Because it seemed appropriate, James nodded fiercely.

He spent the next days trying to revive Ana. Her eyes flattened, and she would go for hours without talking, even as they continued their routine as if nothing had happened. From the moment they awoke, James talked. He talked through her silence at breakfast, her quiet sips of wine at the pub after work. “You picked the wrong guy if you think I’m going to run out of things to say,” said James, folding laundry and talking about baseball, C. S. Lewis, Rodney King. He thought she was weighing whether or not her “Okay” was sincere, and that was when he knew that he could not have a life without her, that such a future would be entirely without purpose. So he talked, hoping some of his words would hook and reel her in.

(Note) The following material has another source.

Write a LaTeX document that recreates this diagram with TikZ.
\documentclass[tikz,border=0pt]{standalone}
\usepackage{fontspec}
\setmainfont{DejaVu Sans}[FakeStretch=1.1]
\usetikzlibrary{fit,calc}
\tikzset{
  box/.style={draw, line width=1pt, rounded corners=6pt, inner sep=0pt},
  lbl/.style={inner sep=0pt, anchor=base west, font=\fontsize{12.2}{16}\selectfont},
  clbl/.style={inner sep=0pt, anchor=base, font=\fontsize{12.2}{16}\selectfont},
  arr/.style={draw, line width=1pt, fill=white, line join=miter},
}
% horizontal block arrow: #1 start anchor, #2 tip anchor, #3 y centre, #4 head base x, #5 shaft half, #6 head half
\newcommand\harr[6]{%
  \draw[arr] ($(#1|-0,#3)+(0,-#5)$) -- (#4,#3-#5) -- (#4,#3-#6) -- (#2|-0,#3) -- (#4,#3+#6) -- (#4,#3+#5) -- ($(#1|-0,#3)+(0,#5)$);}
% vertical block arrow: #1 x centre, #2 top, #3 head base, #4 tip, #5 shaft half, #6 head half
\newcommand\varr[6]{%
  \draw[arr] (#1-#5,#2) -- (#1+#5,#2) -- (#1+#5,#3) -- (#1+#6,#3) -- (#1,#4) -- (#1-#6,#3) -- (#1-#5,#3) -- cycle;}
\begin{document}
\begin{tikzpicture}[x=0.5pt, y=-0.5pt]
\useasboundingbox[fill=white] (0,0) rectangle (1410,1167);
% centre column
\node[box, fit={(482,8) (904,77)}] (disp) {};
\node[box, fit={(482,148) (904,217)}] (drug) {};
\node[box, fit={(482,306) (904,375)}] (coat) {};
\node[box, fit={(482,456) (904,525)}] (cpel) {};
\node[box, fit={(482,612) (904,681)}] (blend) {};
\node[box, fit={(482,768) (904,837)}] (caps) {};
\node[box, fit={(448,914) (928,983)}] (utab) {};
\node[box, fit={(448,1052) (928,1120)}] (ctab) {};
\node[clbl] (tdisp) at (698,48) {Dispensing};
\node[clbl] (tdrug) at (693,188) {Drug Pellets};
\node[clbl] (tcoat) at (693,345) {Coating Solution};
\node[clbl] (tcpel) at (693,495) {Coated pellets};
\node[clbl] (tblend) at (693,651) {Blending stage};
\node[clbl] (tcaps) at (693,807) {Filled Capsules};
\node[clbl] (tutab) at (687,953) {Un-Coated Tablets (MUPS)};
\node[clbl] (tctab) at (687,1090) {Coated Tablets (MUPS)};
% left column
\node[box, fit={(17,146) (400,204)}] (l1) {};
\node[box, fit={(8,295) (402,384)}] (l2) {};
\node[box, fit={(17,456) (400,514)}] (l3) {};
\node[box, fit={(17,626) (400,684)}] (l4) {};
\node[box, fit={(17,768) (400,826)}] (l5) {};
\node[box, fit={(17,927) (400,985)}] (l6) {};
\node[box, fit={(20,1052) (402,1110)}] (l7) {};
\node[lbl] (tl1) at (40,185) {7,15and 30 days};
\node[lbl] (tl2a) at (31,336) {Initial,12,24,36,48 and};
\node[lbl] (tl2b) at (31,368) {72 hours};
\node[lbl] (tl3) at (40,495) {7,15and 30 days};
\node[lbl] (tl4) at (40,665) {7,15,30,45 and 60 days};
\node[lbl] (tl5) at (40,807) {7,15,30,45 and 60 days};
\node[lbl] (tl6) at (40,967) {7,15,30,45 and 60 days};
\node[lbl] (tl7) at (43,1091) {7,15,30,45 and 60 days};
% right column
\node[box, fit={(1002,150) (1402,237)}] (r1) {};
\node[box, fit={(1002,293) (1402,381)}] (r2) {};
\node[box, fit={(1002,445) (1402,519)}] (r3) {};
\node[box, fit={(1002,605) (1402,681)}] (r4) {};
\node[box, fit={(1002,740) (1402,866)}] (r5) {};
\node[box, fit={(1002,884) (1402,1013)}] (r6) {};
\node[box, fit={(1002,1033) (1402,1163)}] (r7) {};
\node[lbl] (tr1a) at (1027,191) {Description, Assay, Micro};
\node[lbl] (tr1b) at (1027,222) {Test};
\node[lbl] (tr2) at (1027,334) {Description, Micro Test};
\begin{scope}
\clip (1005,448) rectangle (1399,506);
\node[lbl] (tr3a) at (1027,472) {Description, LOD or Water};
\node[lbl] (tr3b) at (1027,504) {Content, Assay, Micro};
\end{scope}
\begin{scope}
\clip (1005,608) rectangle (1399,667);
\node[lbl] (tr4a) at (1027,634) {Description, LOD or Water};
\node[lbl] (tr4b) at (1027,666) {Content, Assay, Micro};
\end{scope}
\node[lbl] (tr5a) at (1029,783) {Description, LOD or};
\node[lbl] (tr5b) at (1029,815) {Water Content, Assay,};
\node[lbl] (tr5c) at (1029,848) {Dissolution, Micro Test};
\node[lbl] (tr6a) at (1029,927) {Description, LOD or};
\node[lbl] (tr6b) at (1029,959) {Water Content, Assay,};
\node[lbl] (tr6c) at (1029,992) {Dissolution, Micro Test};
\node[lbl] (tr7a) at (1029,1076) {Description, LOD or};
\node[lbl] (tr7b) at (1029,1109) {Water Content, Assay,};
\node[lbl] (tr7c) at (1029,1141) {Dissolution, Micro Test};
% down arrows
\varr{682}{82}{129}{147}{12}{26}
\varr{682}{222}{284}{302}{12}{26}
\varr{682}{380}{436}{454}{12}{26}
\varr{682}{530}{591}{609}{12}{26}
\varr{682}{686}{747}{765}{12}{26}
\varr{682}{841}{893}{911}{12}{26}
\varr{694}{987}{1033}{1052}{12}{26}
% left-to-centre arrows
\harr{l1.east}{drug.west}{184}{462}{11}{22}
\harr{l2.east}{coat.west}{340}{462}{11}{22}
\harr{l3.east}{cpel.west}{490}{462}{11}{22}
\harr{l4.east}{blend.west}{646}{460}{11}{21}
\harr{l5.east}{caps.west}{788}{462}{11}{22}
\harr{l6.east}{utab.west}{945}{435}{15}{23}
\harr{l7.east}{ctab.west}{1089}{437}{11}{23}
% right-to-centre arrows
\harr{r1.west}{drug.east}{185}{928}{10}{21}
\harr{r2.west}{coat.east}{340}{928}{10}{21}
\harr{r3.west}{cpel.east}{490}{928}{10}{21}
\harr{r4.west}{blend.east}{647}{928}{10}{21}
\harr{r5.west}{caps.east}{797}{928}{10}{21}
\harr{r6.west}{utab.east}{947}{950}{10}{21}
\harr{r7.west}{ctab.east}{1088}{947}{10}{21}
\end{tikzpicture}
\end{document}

Ana had arrived to him, at age twenty-six, exhausted by the needs of those who claimed to love her. She no longer wanted to be tired out by the folly of others. James knew how her father had vanished literally, and her mother vanished nightly into the drink. He knew her teenage days stopped at 10 p.m., when she shut her door and put on headphones to drown out the rattle and rant of her mother on the telephone or cackling in the living room with a new friend. And in the morning, when the sunlight hit the African violets, Ana felt optimistic again and was eager to bring her mother back to the world, carrying her a tray of Tylenol and tea.

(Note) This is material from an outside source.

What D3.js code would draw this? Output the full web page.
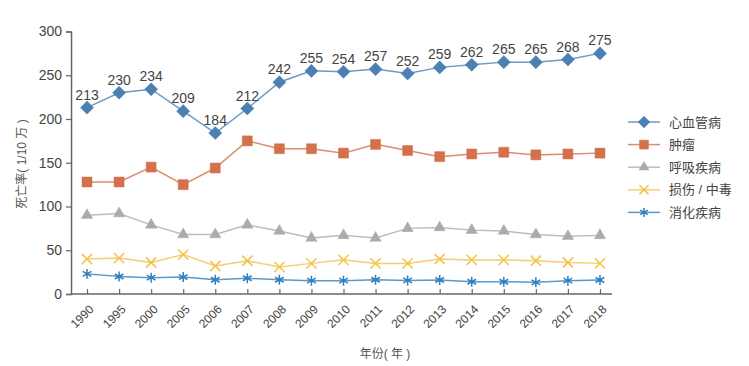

Later, Ana tended to boys who loved her only part of the time, too. She might stitch a torn sleeve, or show up on the doorstep with the right album, but even a fuck in some vacationing parents’ bedroom was never enough to keep the full attention of these sleepy-eyed lovers. They left.

But James would be present. James wouldn’t take advantage. James promised to fill this vacant building from which all the people who had promised to love Ana had fled. He knew that she couldn’t sustain any more betrayal. And three weeks after he had sex in the bar bathroom, he awoke to Ana’s eyes on him. They were her real eyes at last. “Never again,” she said, and James held her so tight he left a faint yellow bruise on the back of her left shoulder.

This was their covenant, then. It seemed to James that there were things he needed to keep from her, and that she had asked him to do so, in fact. And now, driving to his parents’ house, he tried to convince himself that not telling her about his weakness and terrible mistakes was a gesture akin to love. He told himself this while attempting to ignore the rotten stench floating up from his guts.

“Where doggy?” asked Finn.

“He didn’t come with us, Finny,” said James. Ana opened her eyes, saw a mall before her, closed them again, her headache rotating.

And then it began. Finn started to snarl, and the snarl begat a kind of bark that was actually a cry, a sob, a wracking of body, a flailing of legs, small, strong feet pounding into James’s back as he drove.

“Dogggyyyyy!” he wailed through a wall of sobs and screams.

“Finn, don’t kick me! I’m driving!”

A huge truck went by James’s window, too fast, too close. He swerved, and bodies thrust forward and back.

“James!” said Ana, clutching her side.

“Doggyyyy! Want him! Want him! Want him!”

Ana’s stomach bounced up and down. She put one hand over her belly, one on the top of her head, holding both in place.

“Doggyyyy!”

“Make him stop,” whispered Ana.

“What?”

“Make him stop!”

“Doggyyyy!”

“What can I do?” shouted James.

“Just do your thing! Just do it!” Bile rose in her throat; she choked it back.

“Finny—just stop it. We’ll get the dog later,” shouted James.

Finn seemed to regard the words as a challenge, ramping up the volume, the kicking. James felt Finn’s snot and spit flying in droplets through the car.

James took the next exit, following the signs to Tim Horton’s.

“Are you coming?” he asked Ana from the backseat, unstrapping the flailing body. She nodded, trying to unlock the door.

“Drugstore,” she said, feeling her throat, parched and burning.

“Maybe you could fucking help me,” he said, but Ana didn’t hear him.

They split off from each other, then, Ana retreating to the relative calm of the small pharmacy in the strip mall. She bought a box of cold medicine, throat lozenges, a large bottle of water.